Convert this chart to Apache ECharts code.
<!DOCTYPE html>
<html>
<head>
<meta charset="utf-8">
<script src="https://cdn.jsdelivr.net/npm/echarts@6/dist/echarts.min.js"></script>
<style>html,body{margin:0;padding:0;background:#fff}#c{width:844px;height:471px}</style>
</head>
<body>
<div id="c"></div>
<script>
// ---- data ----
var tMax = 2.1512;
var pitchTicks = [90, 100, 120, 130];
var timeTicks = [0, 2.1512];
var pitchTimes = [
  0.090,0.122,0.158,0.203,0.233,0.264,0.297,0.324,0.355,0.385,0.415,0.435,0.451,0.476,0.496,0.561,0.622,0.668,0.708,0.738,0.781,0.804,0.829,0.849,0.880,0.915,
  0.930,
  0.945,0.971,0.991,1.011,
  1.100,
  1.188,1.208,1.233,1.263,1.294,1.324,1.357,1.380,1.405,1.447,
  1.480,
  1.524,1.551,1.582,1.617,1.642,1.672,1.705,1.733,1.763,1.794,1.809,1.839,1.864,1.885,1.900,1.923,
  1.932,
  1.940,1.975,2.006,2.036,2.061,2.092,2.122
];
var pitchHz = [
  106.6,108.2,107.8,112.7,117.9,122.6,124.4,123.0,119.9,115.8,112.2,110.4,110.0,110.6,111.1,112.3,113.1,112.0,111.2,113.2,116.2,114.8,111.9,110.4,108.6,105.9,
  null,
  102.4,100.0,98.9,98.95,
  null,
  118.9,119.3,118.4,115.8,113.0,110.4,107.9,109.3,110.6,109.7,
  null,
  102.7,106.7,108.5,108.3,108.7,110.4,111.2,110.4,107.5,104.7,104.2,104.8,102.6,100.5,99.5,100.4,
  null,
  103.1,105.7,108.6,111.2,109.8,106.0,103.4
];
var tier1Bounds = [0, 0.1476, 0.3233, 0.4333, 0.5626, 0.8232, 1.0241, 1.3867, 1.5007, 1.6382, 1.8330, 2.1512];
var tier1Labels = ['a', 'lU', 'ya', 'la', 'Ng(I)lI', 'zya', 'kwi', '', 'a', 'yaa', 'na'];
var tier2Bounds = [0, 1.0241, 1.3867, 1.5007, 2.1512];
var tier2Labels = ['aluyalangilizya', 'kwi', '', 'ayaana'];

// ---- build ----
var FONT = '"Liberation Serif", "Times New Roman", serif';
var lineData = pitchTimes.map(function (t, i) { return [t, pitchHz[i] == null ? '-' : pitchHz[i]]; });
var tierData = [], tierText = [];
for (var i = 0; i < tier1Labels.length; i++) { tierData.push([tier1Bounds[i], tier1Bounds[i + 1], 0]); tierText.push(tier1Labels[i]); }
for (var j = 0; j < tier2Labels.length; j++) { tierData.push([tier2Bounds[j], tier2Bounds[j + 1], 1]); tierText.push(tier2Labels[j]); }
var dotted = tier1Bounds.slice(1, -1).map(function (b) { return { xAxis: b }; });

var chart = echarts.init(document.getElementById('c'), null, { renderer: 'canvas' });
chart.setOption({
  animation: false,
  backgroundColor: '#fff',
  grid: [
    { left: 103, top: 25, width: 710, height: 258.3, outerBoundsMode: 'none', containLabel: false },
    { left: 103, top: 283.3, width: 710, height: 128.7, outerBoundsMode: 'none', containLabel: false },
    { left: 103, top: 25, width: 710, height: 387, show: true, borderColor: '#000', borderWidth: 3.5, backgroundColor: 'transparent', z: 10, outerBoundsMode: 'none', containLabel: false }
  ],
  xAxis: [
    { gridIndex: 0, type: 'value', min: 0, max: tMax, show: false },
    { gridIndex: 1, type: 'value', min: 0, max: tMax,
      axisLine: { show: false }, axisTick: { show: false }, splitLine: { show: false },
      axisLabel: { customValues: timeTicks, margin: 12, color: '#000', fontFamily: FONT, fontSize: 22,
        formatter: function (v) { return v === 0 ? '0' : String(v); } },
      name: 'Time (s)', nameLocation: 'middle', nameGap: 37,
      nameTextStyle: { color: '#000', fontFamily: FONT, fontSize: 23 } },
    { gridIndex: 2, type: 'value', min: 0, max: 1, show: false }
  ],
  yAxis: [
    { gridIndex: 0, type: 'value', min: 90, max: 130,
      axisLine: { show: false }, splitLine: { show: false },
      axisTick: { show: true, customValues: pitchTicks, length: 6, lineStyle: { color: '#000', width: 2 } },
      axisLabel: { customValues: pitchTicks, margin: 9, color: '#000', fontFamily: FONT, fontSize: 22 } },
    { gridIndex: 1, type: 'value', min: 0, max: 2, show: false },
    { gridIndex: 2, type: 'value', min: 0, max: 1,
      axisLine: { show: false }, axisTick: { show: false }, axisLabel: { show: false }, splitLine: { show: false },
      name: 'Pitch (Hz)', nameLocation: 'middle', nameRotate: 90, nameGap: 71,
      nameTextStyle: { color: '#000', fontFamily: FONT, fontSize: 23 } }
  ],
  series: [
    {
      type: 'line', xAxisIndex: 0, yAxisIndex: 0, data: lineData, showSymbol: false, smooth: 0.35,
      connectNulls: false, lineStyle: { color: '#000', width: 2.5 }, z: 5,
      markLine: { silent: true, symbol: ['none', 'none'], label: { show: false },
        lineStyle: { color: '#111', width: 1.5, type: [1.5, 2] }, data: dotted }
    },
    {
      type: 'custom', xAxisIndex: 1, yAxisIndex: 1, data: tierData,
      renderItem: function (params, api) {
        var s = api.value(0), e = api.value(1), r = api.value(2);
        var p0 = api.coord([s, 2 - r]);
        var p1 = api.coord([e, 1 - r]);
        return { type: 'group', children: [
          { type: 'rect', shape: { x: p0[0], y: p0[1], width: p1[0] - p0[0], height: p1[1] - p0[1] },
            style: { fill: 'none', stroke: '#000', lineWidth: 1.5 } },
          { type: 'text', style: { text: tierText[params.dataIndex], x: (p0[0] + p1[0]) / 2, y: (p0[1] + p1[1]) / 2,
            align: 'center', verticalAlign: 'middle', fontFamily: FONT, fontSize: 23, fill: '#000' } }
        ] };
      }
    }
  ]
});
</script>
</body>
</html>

What you will do –
All of the data above should be transcribed exactly.

The reply –
Convert this chart to Apache ECharts code.
<!DOCTYPE html>
<html>
<head>
<meta charset="utf-8">
<script src="https://cdn.jsdelivr.net/npm/echarts@6/dist/echarts.min.js"></script>
<style>html,body{margin:0;padding:0;background:#fff}#c{width:844px;height:471px}</style>
</head>
<body>
<div id="c"></div>
<script>
// ---- data ----
var tMax = 2.1512;
var pitchTicks = [90, 100, 120, 130];
var timeTicks = [0, 2.1512];
var pitchTimes = [
  0.090,0.122,0.158,0.203,0.233,0.264,0.297,0.324,0.355,0.385,0.415,0.435,0.451,0.476,0.496,0.561,0.622,0.668,0.708,0.738,0.781,0.804,0.829,0.849,0.880,0.915,
  0.930,
  0.945,0.971,0.991,1.011,
  1.100,
  1.188,1.208,1.233,1.263,1.294,1.324,1.357,1.380,1.405,1.447,
  1.480,
  1.524,1.551,1.582,1.617,1.642,1.672,1.705,1.733,1.763,1.794,1.809,1.839,1.864,1.885,1.900,1.923,
  1.932,
  1.940,1.975,2.006,2.036,2.061,2.092,2.122
];
var pitchHz = [
  106.6,108.2,107.8,112.7,117.9,122.6,124.4,123.0,119.9,115.8,112.2,110.4,110.0,110.6,111.1,112.3,113.1,112.0,111.2,113.2,116.2,114.8,111.9,110.4,108.6,105.9,
  null,
  102.4,100.0,98.9,98.95,
  null,
  118.9,119.3,118.4,115.8,113.0,110.4,107.9,109.3,110.6,109.7,
  null,
  102.7,106.7,108.5,108.3,108.7,110.4,111.2,110.4,107.5,104.7,104.2,104.8,102.6,100.5,99.5,100.4,
  null,
  103.1,105.7,108.6,111.2,109.8,106.0,103.4
];
var tier1Bounds = [0, 0.1476, 0.3233, 0.4333, 0.5626, 0.8232, 1.0241, 1.3867, 1.5007, 1.6382, 1.8330, 2.1512];
var tier1Labels = ['a', 'lU', 'ya', 'la', 'Ng(I)lI', 'zya', 'kwi', '', 'a', 'yaa', 'na'];
var tier2Bounds = [0, 1.0241, 1.3867, 1.5007, 2.1512];
var tier2Labels = ['aluyalangilizya', 'kwi', '', 'ayaana'];

// ---- build ----
var FONT = '"Liberation Serif", "Times New Roman", serif';
var lineData = pitchTimes.map(function (t, i) { return [t, pitchHz[i] == null ? '-' : pitchHz[i]]; });
var tierData = [], tierText = [];
for (var i = 0; i < tier1Labels.length; i++) { tierData.push([tier1Bounds[i], tier1Bounds[i + 1], 0]); tierText.push(tier1Labels[i]); }
for (var j = 0; j < tier2Labels.length; j++) { tierData.push([tier2Bounds[j], tier2Bounds[j + 1], 1]); tierText.push(tier2Labels[j]); }
var dotted = tier1Bounds.slice(1, -1).map(function (b) { return { xAxis: b }; });

var chart = echarts.init(document.getElementById('c'), null, { renderer: 'canvas' });
chart.setOption({
  animation: false,
  backgroundColor: '#fff',
  grid: [
    { left: 103, top: 25, width: 710, height: 258.3, outerBoundsMode: 'none', containLabel: false },
    { left: 103, top: 283.3, width: 710, height: 128.7, outerBoundsMode: 'none', containLabel: false },
    { left: 103, top: 25, width: 710, height: 387, show: true, borderColor: '#000', borderWidth: 3.5, backgroundColor: 'transparent', z: 10, outerBoundsMode: 'none', containLabel: false }
  ],
  xAxis: [
    { gridIndex: 0, type: 'value', min: 0, max: tMax, show: false },
    { gridIndex: 1, type: 'value', min: 0, max: tMax,
      axisLine: { show: false }, axisTick: { show: false }, splitLine: { show: false },
      axisLabel: { customValues: timeTicks, margin: 12, color: '#000', fontFamily: FONT, fontSize: 22,
        formatter: function (v) { return v === 0 ? '0' : String(v); } },
      name: 'Time (s)', nameLocation: 'middle', nameGap: 37,
      nameTextStyle: { color: '#000', fontFamily: FONT, fontSize: 23 } },
    { gridIndex: 2, type: 'value', min: 0, max: 1, show: false }
  ],
  yAxis: [
    { gridIndex: 0, type: 'value', min: 90, max: 130,
      axisLine: { show: false }, splitLine: { show: false },
      axisTick: { show: true, customValues: pitchTicks, length: 6, lineStyle: { color: '#000', width: 2 } },
      axisLabel: { customValues: pitchTicks, margin: 9, color: '#000', fontFamily: FONT, fontSize: 22 } },
    { gridIndex: 1, type: 'value', min: 0, max: 2, show: false },
    { gridIndex: 2, type: 'value', min: 0, max: 1,
      axisLine: { show: false }, axisTick: { show: false }, axisLabel: { show: false }, splitLine: { show: false },
      name: 'Pitch (Hz)', nameLocation: 'middle', nameRotate: 90, nameGap: 71,
      nameTextStyle: { color: '#000', fontFamily: FONT, fontSize: 23 } }
  ],
  series: [
    {
      type: 'line', xAxisIndex: 0, yAxisIndex: 0, data: lineData, showSymbol: false, smooth: 0.35,
      connectNulls: false, lineStyle: { color: '#000', width: 2.5 }, z: 5,
      markLine: { silent: true, symbol: ['none', 'none'], label: { show: false },
        lineStyle: { color: '#111', width: 1.5, type: [1.5, 2] }, data: dotted }
    },
    {
      type: 'custom', xAxisIndex: 1, yAxisIndex: 1, data: tierData,
      renderItem: function (params, api) {
        var s = api.value(0), e = api.value(1), r = api.value(2);
        var p0 = api.coord([s, 2 - r]);
        var p1 = api.coord([e, 1 - r]);
        return { type: 'group', children: [
          { type: 'rect', shape: { x: p0[0], y: p0[1], width: p1[0] - p0[0], height: p1[1] - p0[1] },
            style: { fill: 'none', stroke: '#000', lineWidth: 1.5 } },
          { type: 'text', style: { text: tierText[params.dataIndex], x: (p0[0] + p1[0]) / 2, y: (p0[1] + p1[1]) / 2,
            align: 'center', verticalAlign: 'middle', fontFamily: FONT, fontSize: 23, fill: '#000' } }
        ] };
      }
    }
  ]
});
</script>
</body>
</html>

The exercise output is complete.